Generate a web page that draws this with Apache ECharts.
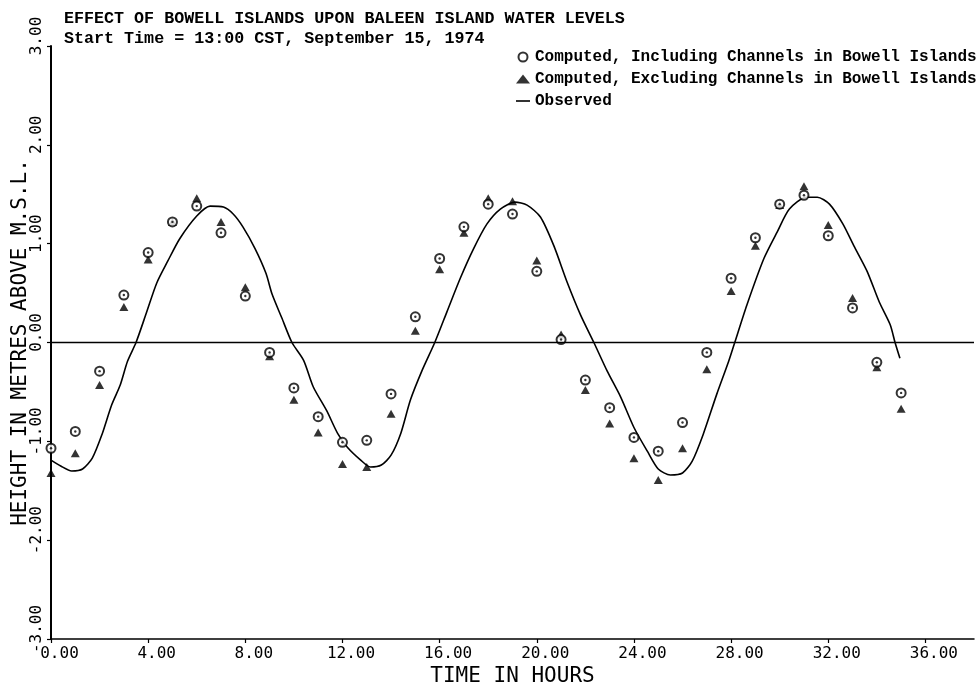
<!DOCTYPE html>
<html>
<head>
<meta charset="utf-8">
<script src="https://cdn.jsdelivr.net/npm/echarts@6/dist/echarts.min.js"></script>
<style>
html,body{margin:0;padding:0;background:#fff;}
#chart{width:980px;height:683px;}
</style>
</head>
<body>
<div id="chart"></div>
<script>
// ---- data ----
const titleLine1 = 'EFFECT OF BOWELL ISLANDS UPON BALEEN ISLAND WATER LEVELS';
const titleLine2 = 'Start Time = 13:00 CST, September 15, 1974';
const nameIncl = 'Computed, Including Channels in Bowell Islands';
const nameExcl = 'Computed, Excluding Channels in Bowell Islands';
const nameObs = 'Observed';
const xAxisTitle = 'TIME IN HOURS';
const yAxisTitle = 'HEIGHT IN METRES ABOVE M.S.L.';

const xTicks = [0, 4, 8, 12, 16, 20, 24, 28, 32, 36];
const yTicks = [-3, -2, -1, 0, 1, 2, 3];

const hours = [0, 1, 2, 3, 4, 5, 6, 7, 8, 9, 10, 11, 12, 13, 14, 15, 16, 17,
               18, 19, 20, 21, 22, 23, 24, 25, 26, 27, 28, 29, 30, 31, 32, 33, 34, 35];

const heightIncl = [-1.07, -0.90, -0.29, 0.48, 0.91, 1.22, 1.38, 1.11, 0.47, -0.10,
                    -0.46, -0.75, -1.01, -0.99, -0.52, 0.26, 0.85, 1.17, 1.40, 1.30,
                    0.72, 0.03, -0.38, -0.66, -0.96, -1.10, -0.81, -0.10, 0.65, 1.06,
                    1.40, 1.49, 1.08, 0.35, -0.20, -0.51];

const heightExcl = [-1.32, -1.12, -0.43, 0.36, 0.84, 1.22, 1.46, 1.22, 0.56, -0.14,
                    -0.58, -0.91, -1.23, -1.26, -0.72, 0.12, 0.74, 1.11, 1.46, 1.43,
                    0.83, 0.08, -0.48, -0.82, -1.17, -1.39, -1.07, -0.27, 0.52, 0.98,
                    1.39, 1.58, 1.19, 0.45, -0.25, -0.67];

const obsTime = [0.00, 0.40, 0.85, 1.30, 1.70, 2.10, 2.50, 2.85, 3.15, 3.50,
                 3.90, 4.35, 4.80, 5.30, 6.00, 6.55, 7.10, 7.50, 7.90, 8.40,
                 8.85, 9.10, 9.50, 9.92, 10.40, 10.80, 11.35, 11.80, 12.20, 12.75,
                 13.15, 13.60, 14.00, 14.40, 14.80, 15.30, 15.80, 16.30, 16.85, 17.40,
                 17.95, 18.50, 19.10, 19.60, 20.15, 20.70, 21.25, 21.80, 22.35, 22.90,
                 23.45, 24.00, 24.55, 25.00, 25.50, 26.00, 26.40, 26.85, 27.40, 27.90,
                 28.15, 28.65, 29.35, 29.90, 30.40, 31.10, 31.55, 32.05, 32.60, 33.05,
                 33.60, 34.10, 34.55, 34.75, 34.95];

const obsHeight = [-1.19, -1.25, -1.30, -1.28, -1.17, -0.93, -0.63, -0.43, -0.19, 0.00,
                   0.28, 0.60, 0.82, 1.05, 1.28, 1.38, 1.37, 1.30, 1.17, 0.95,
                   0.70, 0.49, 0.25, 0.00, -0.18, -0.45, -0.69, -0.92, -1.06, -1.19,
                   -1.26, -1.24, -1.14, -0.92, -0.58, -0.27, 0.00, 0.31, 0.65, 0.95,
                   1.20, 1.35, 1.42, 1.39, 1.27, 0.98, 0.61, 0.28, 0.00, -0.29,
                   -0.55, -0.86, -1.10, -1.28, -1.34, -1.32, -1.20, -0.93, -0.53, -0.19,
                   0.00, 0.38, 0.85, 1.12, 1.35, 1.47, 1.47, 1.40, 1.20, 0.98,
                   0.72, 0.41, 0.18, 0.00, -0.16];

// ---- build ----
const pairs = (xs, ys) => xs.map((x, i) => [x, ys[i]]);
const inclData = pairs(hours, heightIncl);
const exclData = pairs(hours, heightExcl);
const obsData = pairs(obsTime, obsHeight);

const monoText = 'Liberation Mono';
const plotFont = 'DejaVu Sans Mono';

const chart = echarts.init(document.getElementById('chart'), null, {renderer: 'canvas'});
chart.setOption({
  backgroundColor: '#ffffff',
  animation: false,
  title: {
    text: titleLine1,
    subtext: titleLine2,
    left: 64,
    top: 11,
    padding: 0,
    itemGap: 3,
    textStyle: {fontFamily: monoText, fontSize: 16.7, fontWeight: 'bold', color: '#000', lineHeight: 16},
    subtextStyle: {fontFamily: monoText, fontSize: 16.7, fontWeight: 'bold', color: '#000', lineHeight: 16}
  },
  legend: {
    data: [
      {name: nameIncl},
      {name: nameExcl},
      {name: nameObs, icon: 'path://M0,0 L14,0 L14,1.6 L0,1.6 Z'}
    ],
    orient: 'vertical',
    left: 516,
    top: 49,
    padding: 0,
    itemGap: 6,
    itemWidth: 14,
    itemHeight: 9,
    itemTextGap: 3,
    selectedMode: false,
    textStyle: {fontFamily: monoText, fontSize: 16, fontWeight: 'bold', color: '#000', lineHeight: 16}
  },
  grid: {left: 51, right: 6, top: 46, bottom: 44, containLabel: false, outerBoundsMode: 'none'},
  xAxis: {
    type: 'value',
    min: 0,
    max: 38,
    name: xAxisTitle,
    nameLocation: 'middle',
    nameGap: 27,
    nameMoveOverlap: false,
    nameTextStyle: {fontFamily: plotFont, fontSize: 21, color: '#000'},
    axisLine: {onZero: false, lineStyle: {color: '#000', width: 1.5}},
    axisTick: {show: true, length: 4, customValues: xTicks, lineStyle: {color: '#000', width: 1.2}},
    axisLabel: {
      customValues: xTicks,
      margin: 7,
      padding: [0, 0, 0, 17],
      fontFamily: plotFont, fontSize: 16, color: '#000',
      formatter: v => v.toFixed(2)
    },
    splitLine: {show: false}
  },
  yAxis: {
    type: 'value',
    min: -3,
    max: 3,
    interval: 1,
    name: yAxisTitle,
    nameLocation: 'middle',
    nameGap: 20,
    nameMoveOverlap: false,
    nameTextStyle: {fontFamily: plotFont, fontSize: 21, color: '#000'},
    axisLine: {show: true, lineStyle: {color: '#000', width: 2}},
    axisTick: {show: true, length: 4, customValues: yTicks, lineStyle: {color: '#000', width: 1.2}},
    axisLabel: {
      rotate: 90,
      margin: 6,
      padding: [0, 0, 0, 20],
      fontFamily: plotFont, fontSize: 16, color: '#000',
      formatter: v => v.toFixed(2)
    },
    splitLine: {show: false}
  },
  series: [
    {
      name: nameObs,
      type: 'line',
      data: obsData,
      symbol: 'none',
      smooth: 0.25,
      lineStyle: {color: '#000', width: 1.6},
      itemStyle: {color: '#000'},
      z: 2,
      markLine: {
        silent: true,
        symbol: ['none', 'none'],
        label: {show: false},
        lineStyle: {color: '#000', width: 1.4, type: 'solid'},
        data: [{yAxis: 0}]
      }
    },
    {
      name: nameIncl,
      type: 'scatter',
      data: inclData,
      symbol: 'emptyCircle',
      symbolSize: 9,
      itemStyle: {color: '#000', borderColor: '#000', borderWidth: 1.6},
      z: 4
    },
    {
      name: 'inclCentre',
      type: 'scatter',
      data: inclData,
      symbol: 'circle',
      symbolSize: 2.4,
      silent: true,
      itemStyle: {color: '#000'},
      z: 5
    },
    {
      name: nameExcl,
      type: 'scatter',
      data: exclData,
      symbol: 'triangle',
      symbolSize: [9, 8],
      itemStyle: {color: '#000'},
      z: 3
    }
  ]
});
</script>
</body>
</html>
-------------------------
◆ **Problem description**:
Quote every line word for word and keep the images out of the copy.

◆ **Task output**:
Generate a web page that draws this with Apache ECharts.
<!DOCTYPE html>
<html>
<head>
<meta charset="utf-8">
<script src="https://cdn.jsdelivr.net/npm/echarts@6/dist/echarts.min.js"></script>
<style>
html,body{margin:0;padding:0;background:#fff;}
#chart{width:980px;height:683px;}
</style>
</head>
<body>
<div id="chart"></div>
<script>
// ---- data ----
const titleLine1 = 'EFFECT OF BOWELL ISLANDS UPON BALEEN ISLAND WATER LEVELS';
const titleLine2 = 'Start Time = 13:00 CST, September 15, 1974';
const nameIncl = 'Computed, Including Channels in Bowell Islands';
const nameExcl = 'Computed, Excluding Channels in Bowell Islands';
const nameObs = 'Observed';
const xAxisTitle = 'TIME IN HOURS';
const yAxisTitle = 'HEIGHT IN METRES ABOVE M.S.L.';

const xTicks = [0, 4, 8, 12, 16, 20, 24, 28, 32, 36];
const yTicks = [-3, -2, -1, 0, 1, 2, 3];

const hours = [0, 1, 2, 3, 4, 5, 6, 7, 8, 9, 10, 11, 12, 13, 14, 15, 16, 17,
               18, 19, 20, 21, 22, 23, 24, 25, 26, 27, 28, 29, 30, 31, 32, 33, 34, 35];

const heightIncl = [-1.07, -0.90, -0.29, 0.48, 0.91, 1.22, 1.38, 1.11, 0.47, -0.10,
                    -0.46, -0.75, -1.01, -0.99, -0.52, 0.26, 0.85, 1.17, 1.40, 1.30,
                    0.72, 0.03, -0.38, -0.66, -0.96, -1.10, -0.81, -0.10, 0.65, 1.06,
                    1.40, 1.49, 1.08, 0.35, -0.20, -0.51];

const heightExcl = [-1.32, -1.12, -0.43, 0.36, 0.84, 1.22, 1.46, 1.22, 0.56, -0.14,
                    -0.58, -0.91, -1.23, -1.26, -0.72, 0.12, 0.74, 1.11, 1.46, 1.43,
                    0.83, 0.08, -0.48, -0.82, -1.17, -1.39, -1.07, -0.27, 0.52, 0.98,
                    1.39, 1.58, 1.19, 0.45, -0.25, -0.67];

const obsTime = [0.00, 0.40, 0.85, 1.30, 1.70, 2.10, 2.50, 2.85, 3.15, 3.50,
                 3.90, 4.35, 4.80, 5.30, 6.00, 6.55, 7.10, 7.50, 7.90, 8.40,
                 8.85, 9.10, 9.50, 9.92, 10.40, 10.80, 11.35, 11.80, 12.20, 12.75,
                 13.15, 13.60, 14.00, 14.40, 14.80, 15.30, 15.80, 16.30, 16.85, 17.40,
                 17.95, 18.50, 19.10, 19.60, 20.15, 20.70, 21.25, 21.80, 22.35, 22.90,
                 23.45, 24.00, 24.55, 25.00, 25.50, 26.00, 26.40, 26.85, 27.40, 27.90,
                 28.15, 28.65, 29.35, 29.90, 30.40, 31.10, 31.55, 32.05, 32.60, 33.05,
                 33.60, 34.10, 34.55, 34.75, 34.95];

const obsHeight = [-1.19, -1.25, -1.30, -1.28, -1.17, -0.93, -0.63, -0.43, -0.19, 0.00,
                   0.28, 0.60, 0.82, 1.05, 1.28, 1.38, 1.37, 1.30, 1.17, 0.95,
                   0.70, 0.49, 0.25, 0.00, -0.18, -0.45, -0.69, -0.92, -1.06, -1.19,
                   -1.26, -1.24, -1.14, -0.92, -0.58, -0.27, 0.00, 0.31, 0.65, 0.95,
                   1.20, 1.35, 1.42, 1.39, 1.27, 0.98, 0.61, 0.28, 0.00, -0.29,
                   -0.55, -0.86, -1.10, -1.28, -1.34, -1.32, -1.20, -0.93, -0.53, -0.19,
                   0.00, 0.38, 0.85, 1.12, 1.35, 1.47, 1.47, 1.40, 1.20, 0.98,
                   0.72, 0.41, 0.18, 0.00, -0.16];

// ---- build ----
const pairs = (xs, ys) => xs.map((x, i) => [x, ys[i]]);
const inclData = pairs(hours, heightIncl);
const exclData = pairs(hours, heightExcl);
const obsData = pairs(obsTime, obsHeight);

const monoText = 'Liberation Mono';
const plotFont = 'DejaVu Sans Mono';

const chart = echarts.init(document.getElementById('chart'), null, {renderer: 'canvas'});
chart.setOption({
  backgroundColor: '#ffffff',
  animation: false,
  title: {
    text: titleLine1,
    subtext: titleLine2,
    left: 64,
    top: 11,
    padding: 0,
    itemGap: 3,
    textStyle: {fontFamily: monoText, fontSize: 16.7, fontWeight: 'bold', color: '#000', lineHeight: 16},
    subtextStyle: {fontFamily: monoText, fontSize: 16.7, fontWeight: 'bold', color: '#000', lineHeight: 16}
  },
  legend: {
    data: [
      {name: nameIncl},
      {name: nameExcl},
      {name: nameObs, icon: 'path://M0,0 L14,0 L14,1.6 L0,1.6 Z'}
    ],
    orient: 'vertical',
    left: 516,
    top: 49,
    padding: 0,
    itemGap: 6,
    itemWidth: 14,
    itemHeight: 9,
    itemTextGap: 3,
    selectedMode: false,
    textStyle: {fontFamily: monoText, fontSize: 16, fontWeight: 'bold', color: '#000', lineHeight: 16}
  },
  grid: {left: 51, right: 6, top: 46, bottom: 44, containLabel: false, outerBoundsMode: 'none'},
  xAxis: {
    type: 'value',
    min: 0,
    max: 38,
    name: xAxisTitle,
    nameLocation: 'middle',
    nameGap: 27,
    nameMoveOverlap: false,
    nameTextStyle: {fontFamily: plotFont, fontSize: 21, color: '#000'},
    axisLine: {onZero: false, lineStyle: {color: '#000', width: 1.5}},
    axisTick: {show: true, length: 4, customValues: xTicks, lineStyle: {color: '#000', width: 1.2}},
    axisLabel: {
      customValues: xTicks,
      margin: 7,
      padding: [0, 0, 0, 17],
      fontFamily: plotFont, fontSize: 16, color: '#000',
      formatter: v => v.toFixed(2)
    },
    splitLine: {show: false}
  },
  yAxis: {
    type: 'value',
    min: -3,
    max: 3,
    interval: 1,
    name: yAxisTitle,
    nameLocation: 'middle',
    nameGap: 20,
    nameMoveOverlap: false,
    nameTextStyle: {fontFamily: plotFont, fontSize: 21, color: '#000'},
    axisLine: {show: true, lineStyle: {color: '#000', width: 2}},
    axisTick: {show: true, length: 4, customValues: yTicks, lineStyle: {color: '#000', width: 1.2}},
    axisLabel: {
      rotate: 90,
      margin: 6,
      padding: [0, 0, 0, 20],
      fontFamily: plotFont, fontSize: 16, color: '#000',
      formatter: v => v.toFixed(2)
    },
    splitLine: {show: false}
  },
  series: [
    {
      name: nameObs,
      type: 'line',
      data: obsData,
      symbol: 'none',
      smooth: 0.25,
      lineStyle: {color: '#000', width: 1.6},
      itemStyle: {color: '#000'},
      z: 2,
      markLine: {
        silent: true,
        symbol: ['none', 'none'],
        label: {show: false},
        lineStyle: {color: '#000', width: 1.4, type: 'solid'},
        data: [{yAxis: 0}]
      }
    },
    {
      name: nameIncl,
      type: 'scatter',
      data: inclData,
      symbol: 'emptyCircle',
      symbolSize: 9,
      itemStyle: {color: '#000', borderColor: '#000', borderWidth: 1.6},
      z: 4
    },
    {
      name: 'inclCentre',
      type: 'scatter',
      data: inclData,
      symbol: 'circle',
      symbolSize: 2.4,
      silent: true,
      itemStyle: {color: '#000'},
      z: 5
    },
    {
      name: nameExcl,
      type: 'scatter',
      data: exclData,
      symbol: 'triangle',
      symbolSize: [9, 8],
      itemStyle: {color: '#000'},
      z: 3
    }
  ]
});
</script>
</body>
</html>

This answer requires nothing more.